Listed records:
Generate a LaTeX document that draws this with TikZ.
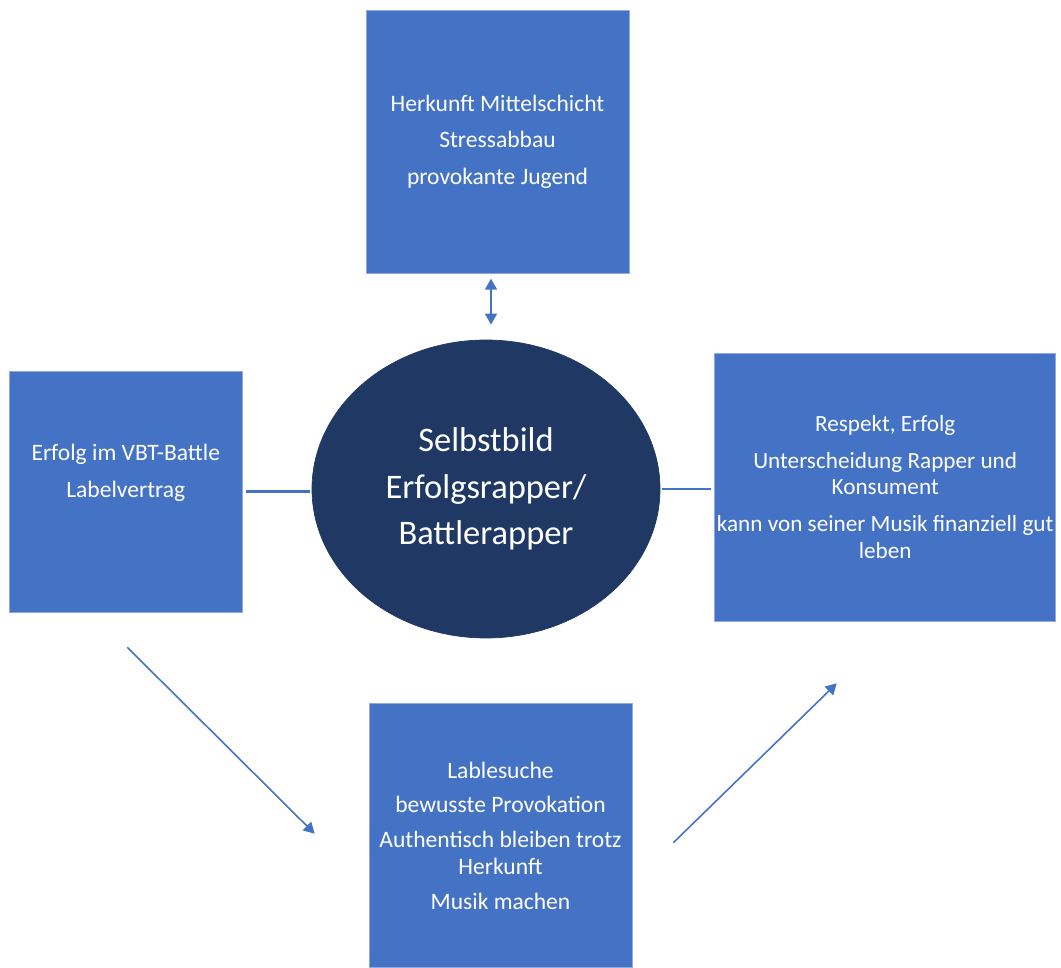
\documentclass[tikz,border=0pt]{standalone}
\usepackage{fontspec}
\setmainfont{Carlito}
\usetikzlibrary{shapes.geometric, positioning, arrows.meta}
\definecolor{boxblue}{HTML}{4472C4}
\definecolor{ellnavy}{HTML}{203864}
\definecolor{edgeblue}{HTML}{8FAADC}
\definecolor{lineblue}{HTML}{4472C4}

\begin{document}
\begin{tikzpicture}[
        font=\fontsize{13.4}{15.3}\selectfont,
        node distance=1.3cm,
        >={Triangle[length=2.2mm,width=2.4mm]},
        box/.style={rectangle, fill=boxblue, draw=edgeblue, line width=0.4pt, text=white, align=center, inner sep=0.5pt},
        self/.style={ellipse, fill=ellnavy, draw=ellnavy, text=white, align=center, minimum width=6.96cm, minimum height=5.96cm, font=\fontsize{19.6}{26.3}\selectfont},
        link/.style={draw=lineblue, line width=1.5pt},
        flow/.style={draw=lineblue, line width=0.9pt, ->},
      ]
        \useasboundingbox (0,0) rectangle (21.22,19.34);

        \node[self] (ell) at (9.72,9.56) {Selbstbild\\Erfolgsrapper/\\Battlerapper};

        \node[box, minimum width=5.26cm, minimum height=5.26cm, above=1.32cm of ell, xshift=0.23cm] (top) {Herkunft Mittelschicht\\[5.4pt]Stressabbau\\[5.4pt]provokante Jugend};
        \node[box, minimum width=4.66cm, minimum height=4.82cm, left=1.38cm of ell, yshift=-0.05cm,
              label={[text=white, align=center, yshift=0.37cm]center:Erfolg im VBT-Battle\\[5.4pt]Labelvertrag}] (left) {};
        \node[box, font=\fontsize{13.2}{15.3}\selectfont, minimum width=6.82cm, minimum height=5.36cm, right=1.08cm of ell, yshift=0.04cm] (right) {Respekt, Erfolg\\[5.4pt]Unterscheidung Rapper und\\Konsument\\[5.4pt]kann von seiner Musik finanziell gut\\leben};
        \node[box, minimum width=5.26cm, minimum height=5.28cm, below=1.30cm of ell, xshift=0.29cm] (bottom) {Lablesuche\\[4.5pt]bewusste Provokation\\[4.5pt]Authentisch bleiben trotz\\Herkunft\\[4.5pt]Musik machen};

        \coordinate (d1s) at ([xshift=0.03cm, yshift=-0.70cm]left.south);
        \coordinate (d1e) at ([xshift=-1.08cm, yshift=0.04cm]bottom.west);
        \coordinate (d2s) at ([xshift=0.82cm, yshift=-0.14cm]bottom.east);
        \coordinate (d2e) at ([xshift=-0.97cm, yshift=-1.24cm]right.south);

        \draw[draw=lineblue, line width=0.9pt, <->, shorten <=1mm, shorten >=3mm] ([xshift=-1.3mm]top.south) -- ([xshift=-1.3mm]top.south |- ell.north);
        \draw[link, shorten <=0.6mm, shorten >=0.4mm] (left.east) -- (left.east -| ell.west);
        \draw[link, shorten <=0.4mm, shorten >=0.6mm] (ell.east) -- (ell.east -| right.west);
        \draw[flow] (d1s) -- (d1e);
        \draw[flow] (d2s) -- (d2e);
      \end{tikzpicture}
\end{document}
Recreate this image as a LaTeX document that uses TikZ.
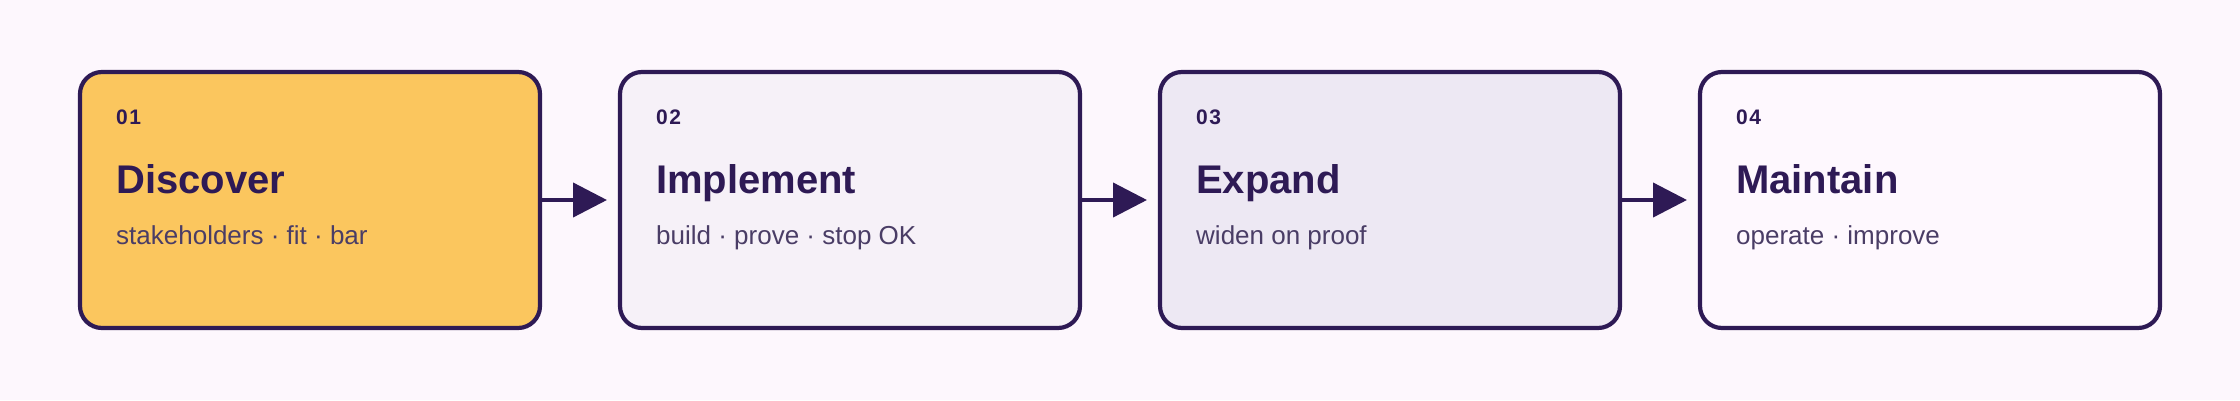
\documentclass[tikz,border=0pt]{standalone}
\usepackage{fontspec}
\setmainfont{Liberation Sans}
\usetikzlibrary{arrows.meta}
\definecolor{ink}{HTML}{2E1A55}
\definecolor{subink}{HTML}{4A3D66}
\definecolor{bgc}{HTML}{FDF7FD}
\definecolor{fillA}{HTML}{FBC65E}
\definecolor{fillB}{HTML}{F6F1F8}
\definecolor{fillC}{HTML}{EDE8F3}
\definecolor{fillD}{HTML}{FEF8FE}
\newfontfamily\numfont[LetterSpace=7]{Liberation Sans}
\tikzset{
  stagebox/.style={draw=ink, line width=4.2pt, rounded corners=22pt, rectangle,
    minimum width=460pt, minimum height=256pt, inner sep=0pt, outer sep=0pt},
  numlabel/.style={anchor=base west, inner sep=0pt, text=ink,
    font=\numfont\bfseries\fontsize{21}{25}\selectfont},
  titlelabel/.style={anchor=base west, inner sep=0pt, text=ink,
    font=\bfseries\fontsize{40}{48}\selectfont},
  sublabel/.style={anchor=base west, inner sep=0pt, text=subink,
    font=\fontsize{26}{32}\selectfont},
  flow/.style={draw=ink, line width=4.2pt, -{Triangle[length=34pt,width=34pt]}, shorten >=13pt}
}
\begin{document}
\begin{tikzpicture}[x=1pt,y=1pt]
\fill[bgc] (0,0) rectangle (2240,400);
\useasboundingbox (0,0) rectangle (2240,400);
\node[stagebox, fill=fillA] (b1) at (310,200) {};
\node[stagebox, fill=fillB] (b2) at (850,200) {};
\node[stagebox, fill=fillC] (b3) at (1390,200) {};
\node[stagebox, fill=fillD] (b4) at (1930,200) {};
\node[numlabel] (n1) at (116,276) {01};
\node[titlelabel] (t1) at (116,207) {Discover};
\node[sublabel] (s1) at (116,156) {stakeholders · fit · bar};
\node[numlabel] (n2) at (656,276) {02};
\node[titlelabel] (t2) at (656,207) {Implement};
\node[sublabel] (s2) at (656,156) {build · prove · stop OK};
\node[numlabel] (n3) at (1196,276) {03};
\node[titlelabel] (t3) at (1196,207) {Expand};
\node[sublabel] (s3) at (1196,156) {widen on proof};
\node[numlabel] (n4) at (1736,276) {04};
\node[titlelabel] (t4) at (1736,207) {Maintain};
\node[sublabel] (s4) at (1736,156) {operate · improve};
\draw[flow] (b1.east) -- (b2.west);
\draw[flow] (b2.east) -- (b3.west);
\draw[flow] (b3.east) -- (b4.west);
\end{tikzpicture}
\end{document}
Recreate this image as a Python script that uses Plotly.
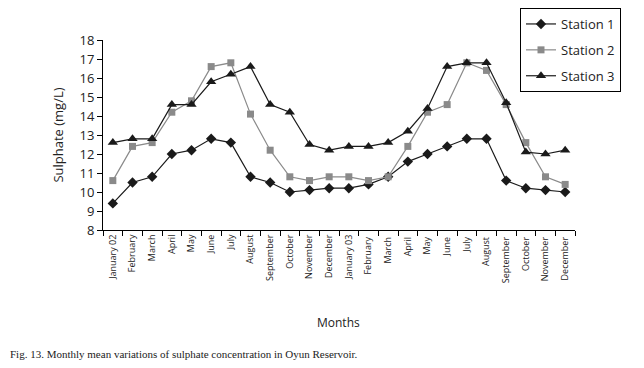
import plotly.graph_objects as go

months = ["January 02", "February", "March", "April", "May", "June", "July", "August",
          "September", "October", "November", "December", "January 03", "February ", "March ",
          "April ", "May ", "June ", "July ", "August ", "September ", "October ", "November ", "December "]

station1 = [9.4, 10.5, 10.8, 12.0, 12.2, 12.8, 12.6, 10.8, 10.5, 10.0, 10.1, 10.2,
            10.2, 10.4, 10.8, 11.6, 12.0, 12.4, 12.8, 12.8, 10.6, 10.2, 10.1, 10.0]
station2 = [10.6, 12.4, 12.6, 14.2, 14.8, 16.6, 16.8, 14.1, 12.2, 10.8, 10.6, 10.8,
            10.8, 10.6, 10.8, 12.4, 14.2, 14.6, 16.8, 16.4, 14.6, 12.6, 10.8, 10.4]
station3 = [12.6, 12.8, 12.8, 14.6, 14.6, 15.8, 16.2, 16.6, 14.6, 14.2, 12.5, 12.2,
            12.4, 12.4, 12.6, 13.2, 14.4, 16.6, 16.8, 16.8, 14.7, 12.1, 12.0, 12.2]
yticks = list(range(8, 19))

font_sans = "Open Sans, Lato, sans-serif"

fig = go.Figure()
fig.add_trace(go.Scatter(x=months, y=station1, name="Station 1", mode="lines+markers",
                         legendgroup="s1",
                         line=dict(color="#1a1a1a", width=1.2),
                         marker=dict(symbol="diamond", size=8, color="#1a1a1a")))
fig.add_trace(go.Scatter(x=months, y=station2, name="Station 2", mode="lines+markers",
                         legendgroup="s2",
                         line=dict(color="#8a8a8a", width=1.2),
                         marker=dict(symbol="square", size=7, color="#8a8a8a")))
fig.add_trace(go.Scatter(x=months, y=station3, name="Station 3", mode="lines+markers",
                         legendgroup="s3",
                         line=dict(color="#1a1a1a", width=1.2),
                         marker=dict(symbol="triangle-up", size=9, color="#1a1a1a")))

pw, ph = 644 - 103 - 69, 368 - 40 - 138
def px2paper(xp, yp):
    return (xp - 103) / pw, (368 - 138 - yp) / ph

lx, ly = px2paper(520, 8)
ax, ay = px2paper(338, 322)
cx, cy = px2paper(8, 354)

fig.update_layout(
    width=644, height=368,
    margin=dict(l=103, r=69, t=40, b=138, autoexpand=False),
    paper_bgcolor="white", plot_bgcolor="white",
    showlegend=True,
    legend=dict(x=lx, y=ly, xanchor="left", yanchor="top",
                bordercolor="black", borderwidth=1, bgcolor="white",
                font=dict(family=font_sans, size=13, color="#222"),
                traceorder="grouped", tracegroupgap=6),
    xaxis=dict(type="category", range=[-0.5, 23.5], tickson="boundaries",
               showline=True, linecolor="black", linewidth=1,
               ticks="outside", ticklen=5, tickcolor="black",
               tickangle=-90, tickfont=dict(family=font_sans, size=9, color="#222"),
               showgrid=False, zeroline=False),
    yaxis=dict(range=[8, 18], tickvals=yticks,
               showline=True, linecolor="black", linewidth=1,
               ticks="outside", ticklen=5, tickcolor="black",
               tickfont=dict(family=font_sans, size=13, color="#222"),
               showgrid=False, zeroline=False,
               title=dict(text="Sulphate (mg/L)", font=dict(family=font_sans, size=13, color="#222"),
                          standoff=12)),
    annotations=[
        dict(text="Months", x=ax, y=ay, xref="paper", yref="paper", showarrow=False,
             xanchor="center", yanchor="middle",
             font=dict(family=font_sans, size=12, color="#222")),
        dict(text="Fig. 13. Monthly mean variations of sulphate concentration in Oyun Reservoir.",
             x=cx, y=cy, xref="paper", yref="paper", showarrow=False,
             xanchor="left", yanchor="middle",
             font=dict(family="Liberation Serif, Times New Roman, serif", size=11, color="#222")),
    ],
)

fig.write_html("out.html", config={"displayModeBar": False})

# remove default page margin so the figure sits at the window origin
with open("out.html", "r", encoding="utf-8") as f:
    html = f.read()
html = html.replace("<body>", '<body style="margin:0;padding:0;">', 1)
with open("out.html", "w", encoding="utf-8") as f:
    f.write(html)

Set exercise: Check each line of the records above for "with", and copy those that have it.

Expected answer:
Generate a LaTeX document that draws this with TikZ.
with open("out.html", "r", encoding="utf-8") as f:
with open("out.html", "w", encoding="utf-8") as f:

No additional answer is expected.